The question, three decades after he was buried in 1983 at the age of 49, was revealed in Brazilian media on Wednesday.
Turns out that while the graveyard in Mage, north of Rio de Janeiro, is known, the location of the 1958 and 1962 World Cup winner's remains is not.
Globo newspaper reported that there are two tombs marked with his name, about 200m apart. However, he may or may not be in either one.
"From what people have found out, it's not certain that he's buried. We have information that the body was exhumed and taken to a wall vault, but there is no documentation to prove this," Globo quoted cemetery administrator Priscila Liberio as saying.
Rosangela Santos, one of Garrincha's daughters, told UOL news site that the supposed exhumation took place some years ago without the family's permission.
"We have no document. We don't know what happened to him," Santos said. "It's indecent to think that someone did this and did not inform anyone."

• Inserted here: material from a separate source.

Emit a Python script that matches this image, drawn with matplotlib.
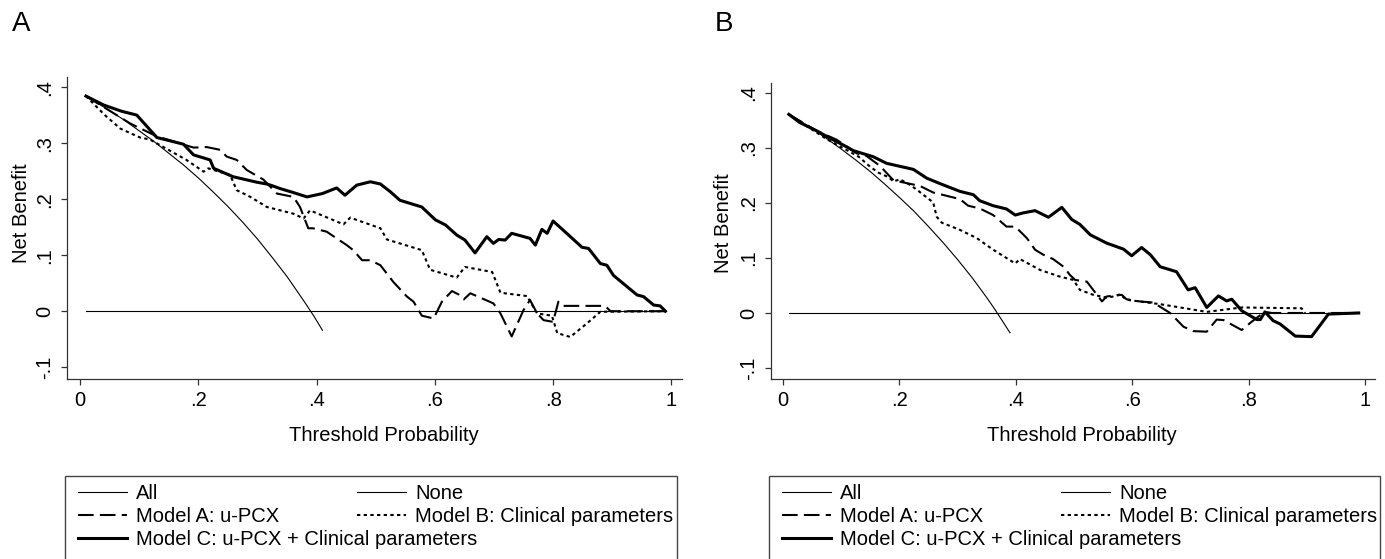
import matplotlib
matplotlib.use("Agg")
import matplotlib.pyplot as plt
from matplotlib.patches import Rectangle

plt.rcParams['font.family'] = ['Liberation Sans', 'DejaVu Sans']

# ---- panel A data (threshold probability, net benefit) ----
a_all_x = [0.01, 0.05, 0.075, 0.10, 0.125, 0.15, 0.175, 0.20, 0.225, 0.25, 0.275,
           0.30, 0.325, 0.35, 0.365, 0.38, 0.395, 0.41]
a_all_y = [0.384, 0.358, 0.341, 0.322, 0.303, 0.282, 0.261, 0.238, 0.213, 0.187, 0.159,
           0.129, 0.096, 0.062, 0.039, 0.016, -0.008, -0.034]
a_none_x = [0.01, 0.99]
a_none_y = [0.0, 0.0]
a_modA_x = [0.01, 0.039, 0.085, 0.13, 0.152, 0.192, 0.214, 0.237, 0.248, 0.265, 0.282,
            0.31, 0.333, 0.361, 0.372, 0.386, 0.394, 0.417, 0.434, 0.451, 0.462, 0.477,
            0.491, 0.508, 0.53, 0.553, 0.564, 0.578, 0.598, 0.612, 0.629, 0.64, 0.649,
            0.66, 0.699, 0.711, 0.73, 0.75, 0.761, 0.773, 0.784, 0.8, 0.809, 0.817,
            0.888, 0.897, 0.99]
a_modA_y = [0.384, 0.365, 0.335, 0.312, 0.305, 0.292, 0.293, 0.288, 0.276, 0.27, 0.252,
            0.235, 0.21, 0.204, 0.186, 0.148, 0.148, 0.142, 0.13, 0.118, 0.109, 0.091,
            0.091, 0.082, 0.052, 0.026, 0.017, -0.008, -0.013, 0.017, 0.036, 0.03, 0.021,
            0.032, 0.014, -0.004, -0.045, 0.002, 0.02, -0.004, -0.016, -0.019, 0.017, 0.0095,
            0.0095, 0.0, 0.0]
a_modB_x = [0.01, 0.042, 0.068, 0.1015, 0.118, 0.141, 0.18, 0.209, 0.217, 0.254, 0.265,
            0.288, 0.316, 0.361, 0.378, 0.389, 0.4455, 0.457, 0.508, 0.519, 0.578, 0.592,
            0.637, 0.651, 0.697, 0.711, 0.756, 0.773, 0.798, 0.807, 0.829, 0.857, 0.88, 0.99]
a_modB_y = [0.384, 0.35, 0.326, 0.31, 0.3065, 0.293, 0.27, 0.249, 0.255, 0.243, 0.216,
            0.204, 0.186, 0.174, 0.1655, 0.18, 0.155, 0.167, 0.148, 0.128, 0.109, 0.074,
            0.06, 0.079, 0.07, 0.033, 0.027, -0.004, -0.008, -0.039, -0.046, -0.022, -0.001, 0.0]
a_modC_x = [0.01, 0.04, 0.07, 0.096, 0.13, 0.175, 0.192, 0.22, 0.226, 0.259, 0.30, 0.316,
            0.325, 0.338, 0.36, 0.384, 0.41, 0.434, 0.448, 0.468, 0.491, 0.508, 0.525, 0.541,
            0.578, 0.601, 0.618, 0.637, 0.651, 0.668, 0.688, 0.699, 0.708, 0.719, 0.73, 0.761,
            0.77, 0.781, 0.79, 0.8, 0.823, 0.849, 0.86, 0.88, 0.891, 0.902, 0.942, 0.953,
            0.97, 0.981, 0.99]
a_modC_y = [0.384, 0.368, 0.357, 0.35, 0.31, 0.298, 0.279, 0.27, 0.255, 0.24, 0.23, 0.227,
            0.224, 0.219, 0.212, 0.204, 0.21, 0.22, 0.207, 0.225, 0.231, 0.227, 0.213, 0.198,
            0.186, 0.163, 0.154, 0.136, 0.127, 0.104, 0.133, 0.121, 0.128, 0.127, 0.139, 0.13,
            0.118, 0.146, 0.139, 0.161, 0.139, 0.114, 0.112, 0.085, 0.082, 0.064, 0.029, 0.026,
            0.011, 0.0095, 0.0]

# ---- panel B data ----
b_all_x = [0.01, 0.05, 0.075, 0.10, 0.125, 0.15, 0.175, 0.20, 0.225, 0.25, 0.275,
           0.30, 0.325, 0.35, 0.365, 0.39]
b_all_y = [0.362, 0.335, 0.317, 0.298, 0.278, 0.257, 0.234, 0.210, 0.185, 0.157, 0.128,
           0.097, 0.064, 0.028, 0.005, -0.036]
b_none_x = [0.01, 0.99]
b_none_y = [0.0, 0.0]
b_modA_x = [0.01, 0.058, 0.092, 0.127, 0.144, 0.167, 0.181, 0.19, 0.2125, 0.235, 0.258,
            0.281, 0.304, 0.318, 0.338, 0.361, 0.384, 0.399, 0.419, 0.433, 0.447, 0.464,
            0.482, 0.493, 0.502, 0.522, 0.548, 0.556, 0.582, 0.59, 0.613, 0.636, 0.665,
            0.688, 0.705, 0.728, 0.745, 0.757, 0.788, 0.805, 0.82, 0.828, 0.84, 0.99]
b_modA_y = [0.361, 0.331, 0.315, 0.29, 0.285, 0.267, 0.251, 0.241, 0.236, 0.231, 0.219,
            0.213, 0.207, 0.195, 0.19, 0.178, 0.157, 0.157, 0.136, 0.115, 0.106, 0.098,
            0.084, 0.069, 0.06, 0.057, 0.021, 0.03, 0.033, 0.025, 0.021, 0.019, 0.0,
            -0.025, -0.033, -0.034, -0.012, -0.013, -0.031, -0.016, -0.004, 0.002, 0.0, 0.0]
b_modB_x = [0.01, 0.075, 0.1095, 0.13, 0.1495, 0.164, 0.181, 0.19, 0.201, 0.218, 0.23,
            0.247, 0.258, 0.264, 0.273, 0.304, 0.333, 0.361, 0.399, 0.407, 0.442, 0.476,
            0.499, 0.51, 0.533, 0.556, 0.568, 0.579, 0.59, 0.648, 0.728, 0.788, 0.891, 0.897]
b_modB_y = [0.361, 0.316, 0.296, 0.284, 0.266, 0.255, 0.247, 0.239, 0.243, 0.233, 0.224,
            0.21, 0.201, 0.175, 0.164, 0.151, 0.136, 0.115, 0.09, 0.098, 0.078, 0.066,
            0.06, 0.042, 0.033, 0.028, 0.03, 0.034, 0.024, 0.016, 0.002, 0.01, 0.0085, 0.0]
b_modC_x = [0.01, 0.029, 0.058, 0.075, 0.08, 0.104, 0.121, 0.155, 0.178, 0.224, 0.247,
            0.27, 0.304, 0.327, 0.338, 0.361, 0.384, 0.399, 0.413, 0.433, 0.456, 0.479,
            0.496, 0.51, 0.528, 0.556, 0.585, 0.599, 0.616, 0.631, 0.648, 0.676, 0.696,
            0.708, 0.728, 0.748, 0.762, 0.771, 0.788, 0.814, 0.82, 0.828, 0.842, 0.854,
            0.88, 0.908, 0.937, 0.989]
b_modC_y = [0.361, 0.346, 0.331, 0.321, 0.318, 0.305, 0.295, 0.284, 0.272, 0.261, 0.245,
            0.235, 0.221, 0.215, 0.204, 0.195, 0.189, 0.178, 0.182, 0.186, 0.174, 0.192,
            0.17, 0.161, 0.142, 0.127, 0.116, 0.104, 0.119, 0.106, 0.084, 0.075, 0.042,
            0.046, 0.01, 0.031, 0.022, 0.025, 0.004, -0.012, -0.012, 0.002, -0.014, -0.02,
            -0.042, -0.043, -0.002, 0.0]

x_ticks = [0, 0.2, 0.4, 0.6, 0.8, 1]
x_ticklabels = ['0', '.2', '.4', '.6', '.8', '1']
y_ticks = [-0.1, 0, 0.1, 0.2, 0.3, 0.4]
y_ticklabels = ['-.1', '0', '.1', '.2', '.3', '.4']

legend_labels = ['All', 'None', 'Model A: u-PCX', 'Model B: Clinical parameters',
                 'Model C: u-PCX + Clinical parameters']

W, H = 1385, 559
FS = 14.5
fig = plt.figure(figsize=(W / 100, H / 100), dpi=100)


def px_rect(left, top, right, bottom):
    return [left / W, 1 - bottom / H, (right - left) / W, (bottom - top) / H]


def draw_panel(rect, xlim, ylim, data, letter, letter_x, ylab_xy, xlab_y, legend_box):
    ax = fig.add_axes(rect)
    all_x, all_y, none_x, none_y, ma_x, ma_y, mb_x, mb_y, mc_x, mc_y = data
    h_all, = ax.plot(all_x, all_y, color='black', lw=0.8)
    h_none, = ax.plot(none_x, none_y, color='black', lw=0.8)
    h_a, = ax.plot(ma_x, ma_y, color='black', lw=1.5, linestyle=(0, (7.5, 3)))
    h_b, = ax.plot(mb_x, mb_y, color='black', lw=1.5, linestyle=(0, (1.6, 1.6)))
    h_c, = ax.plot(mc_x, mc_y, color='black', lw=2.2)

    ax.set_xlim(*xlim)
    ax.set_ylim(*ylim)
    for s in ['top', 'right']:
        ax.spines[s].set_visible(False)
    for s in ['left', 'bottom']:
        ax.spines[s].set_color('#333333')
        ax.spines[s].set_linewidth(0.9)
    ax.set_xticks(x_ticks)
    ax.set_xticklabels(x_ticklabels)
    ax.set_yticks(y_ticks)
    ax.set_yticklabels(y_ticklabels, rotation=90, va='center')
    ax.tick_params(direction='out', length=4.5, width=0.9, color='#333333',
                   labelsize=FS, pad=4.5)
    ax.set_xlabel('Threshold Probability', fontsize=FS)
    ax.xaxis.set_label_coords(0.515, xlab_y)
    ax.set_ylabel('Net Benefit', fontsize=FS)
    ax.yaxis.set_label_coords(*ylab_xy)

    fig.text(letter_x / W, 1 - 24 / H, letter, fontsize=20, ha='left', va='center')

    # legend frame runs off the bottom of the figure, as in the original
    bl, bt, br = legend_box
    fig.add_artist(Rectangle((bl / W, -0.2), (br - bl) / W, 1 - bt / H + 0.2,
                             transform=fig.transFigure, fill=False,
                             ec='#444444', lw=1.0, clip_on=False))
    kw = dict(loc='upper left', frameon=False, fontsize=FS, borderpad=0,
              borderaxespad=0, handlelength=2.45, handletextpad=0.45,
              labelspacing=0.2)
    fig.legend([h_all, h_a, h_c], [legend_labels[0], legend_labels[2], legend_labels[4]],
               bbox_to_anchor=((bl + 13) / W, 1 - (bt + 8) / H), **kw)
    fig.legend([h_none, h_b], [legend_labels[1], legend_labels[3]],
               bbox_to_anchor=((bl + 292) / W, 1 - (bt + 8) / H), **kw)


draw_panel(px_rect(67, 77, 682, 379), (-0.022, 1.018), (-0.121, 0.418),
           (a_all_x, a_all_y, a_none_x, a_none_y, a_modA_x, a_modA_y,
            a_modB_x, a_modB_y, a_modC_x, a_modC_y),
           'A', 12, (-0.058, 0.55), -0.156, (65, 476, 677))
draw_panel(px_rect(771, 83, 1375, 379), (-0.0206, 1.017), (-0.12, 0.418),
           (b_all_x, b_all_y, b_none_x, b_none_y, b_modA_x, b_modA_y,
            b_modB_x, b_modB_y, b_modC_x, b_modC_y),
           'B', 715, (-0.063, 0.527), -0.159, (769, 476, 1380))

fig.savefig('out.png', dpi=100)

The bizarre mystery only came to light, Brazilian reports said, because the local mayor, Rafael Tubarao, had been preparing an event to mark Garrincha's birthday this October, when he would have been 84.
Garrincha was one of Brazil's most unusual and loved players, a rival with Pele for title of the country's greatest of all time.
Born with disfigured legs, his career as an athlete looked improbable, yet he turned into an unpredictable and supremely mobile dribbler, credited during the 1962 World Cup in Chile with masterminding the Brazilian team's victory.
His personal life, including serial marital problems and multiple children born out of wedlock, veered from colorful to tragic as health problems and a liking for alcohol took over, dooming him to an early death.
He was born Manuel Francisco dos Santos but known to all by his childhood nickname Garrincha, which is Portuguese for "wren."